The other supposed source of the Great Moderation, closely related to the financialisation of the economy, was successful macroeconomic management by central banks like the Reserve Bank. The key idea was to set a target band of inflation rates (in Australia between two and three per cent) and use modest adjustments to interest rates — in Australia’s case, the “cash rate” at which the RBA lends to commercial banks in order to keep inflation within the target range.

The macroeconomic model underlying this approach went by the grandiose name of Dynamic Stochastic General Equilibrium (DSGE). “Dynamic” means over time, “stochastic” means under uncertainty and “general equilibrium” describes the balanced state towards which the economy supposedly tends in the absence of government mismanagement. The idea is that people (described in the model as “representative agents”) make lifetime plans for work, consumption and saving taking account of everything that can possibly happen, then interact in markets which determine equilibrium prices.

DSGE modellers don’t believe this hyper-rational model is actually correct, but they come close. The aim of the game is to make small tweaks to the model which allow it to match critical features of the economic data and derive suggestions for central bank policy as a result. This worked well enough during the calm years of the Great Moderation to build up an industry within the economics profession which drove most of its competitors, such as old fashioned Keynesians, out of business. But the model breaks whenever it encounters a real, unpredictable crisis.

The Global Financial Crisis should have killed off both DSGE modelling and inflation targeting. Contrary to the model, the economy regularly generates massive shocks that can’t be managed by tweaking interest rates. For a short time after the crisis, post-Keynesian models like those of Hyman Minsky came to the fore. But the DSGE school was too firmly entrenched to be dislodged. Doubtless, it will carry on despite the evidence of the current pandemic that uncertainty can’t be tamed by the well-defined probability distributions used in DSGE.

The case of inflation targeting is even worse. The policy has been in a state of zombified suspended animation ever since the GFC. Interest rates have been near zero, or even negative in some countries and inflation has been stubbornly below the target range (not a problem contemplated when the policy came in). The result is that conventional monetary policy is largely ineffectual.

The Reserve Bank recognised the difficulty some time ago and has been calling for governments to spend and invest more instead of obsessing about largely meaningless measures of budget surplus. After ignoring these pleas for years, the Morrison Government was commendably swift in its response to the pandemic, with temporary spending measures amounting to more than $200 billion.

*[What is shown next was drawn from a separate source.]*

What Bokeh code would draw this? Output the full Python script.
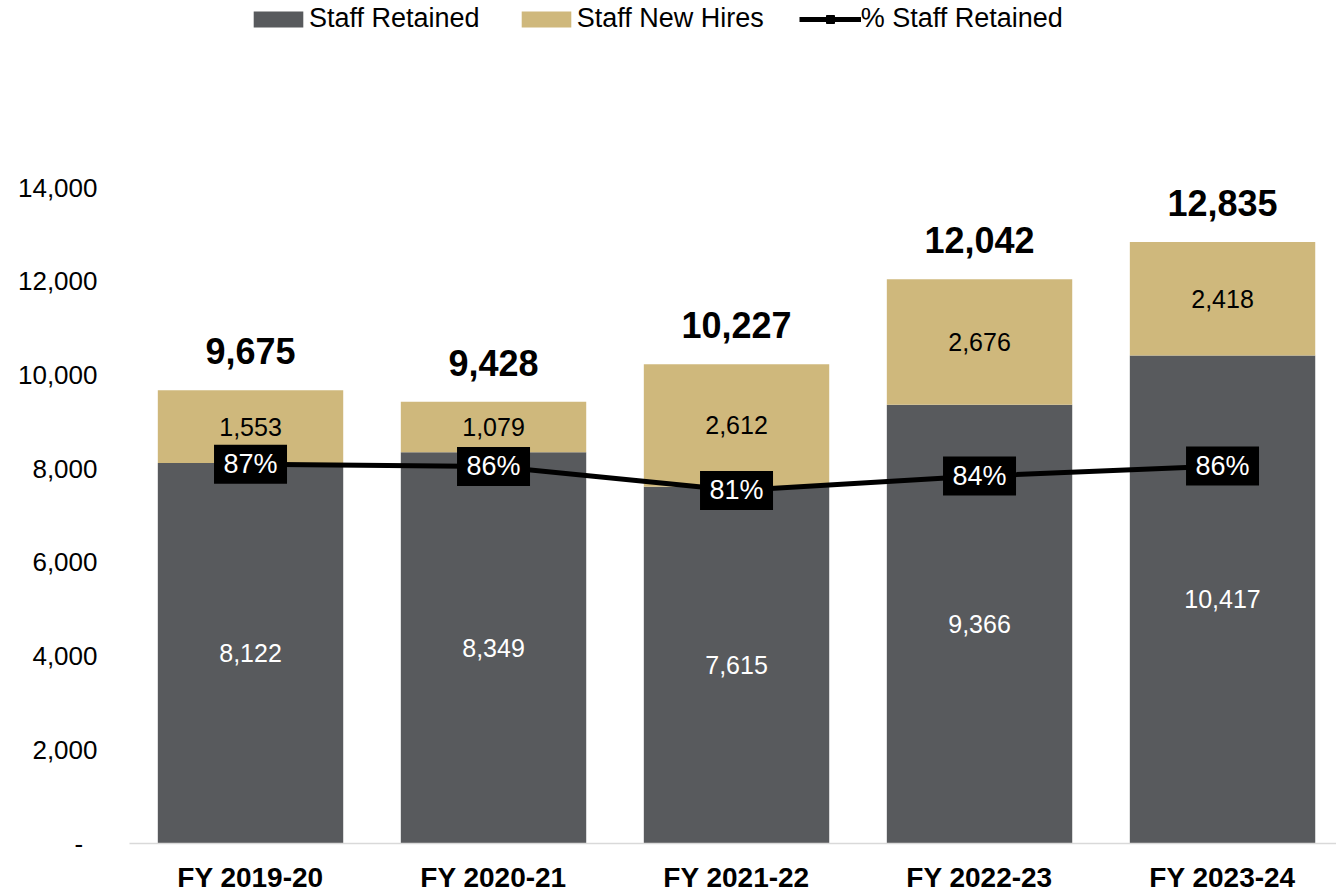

But, as with the GFC, economic policymakers are still operating on the basis that the pandemic crisis is a once-off exception and we will soon be able to return to the illusory “normality” of the Great Moderation. But crises like this are the rule, not the exception. Unless governments and central banks commit themselves to achieving and maintaining full employment, the zombie ideas of market liberalism will continue to wreak havoc.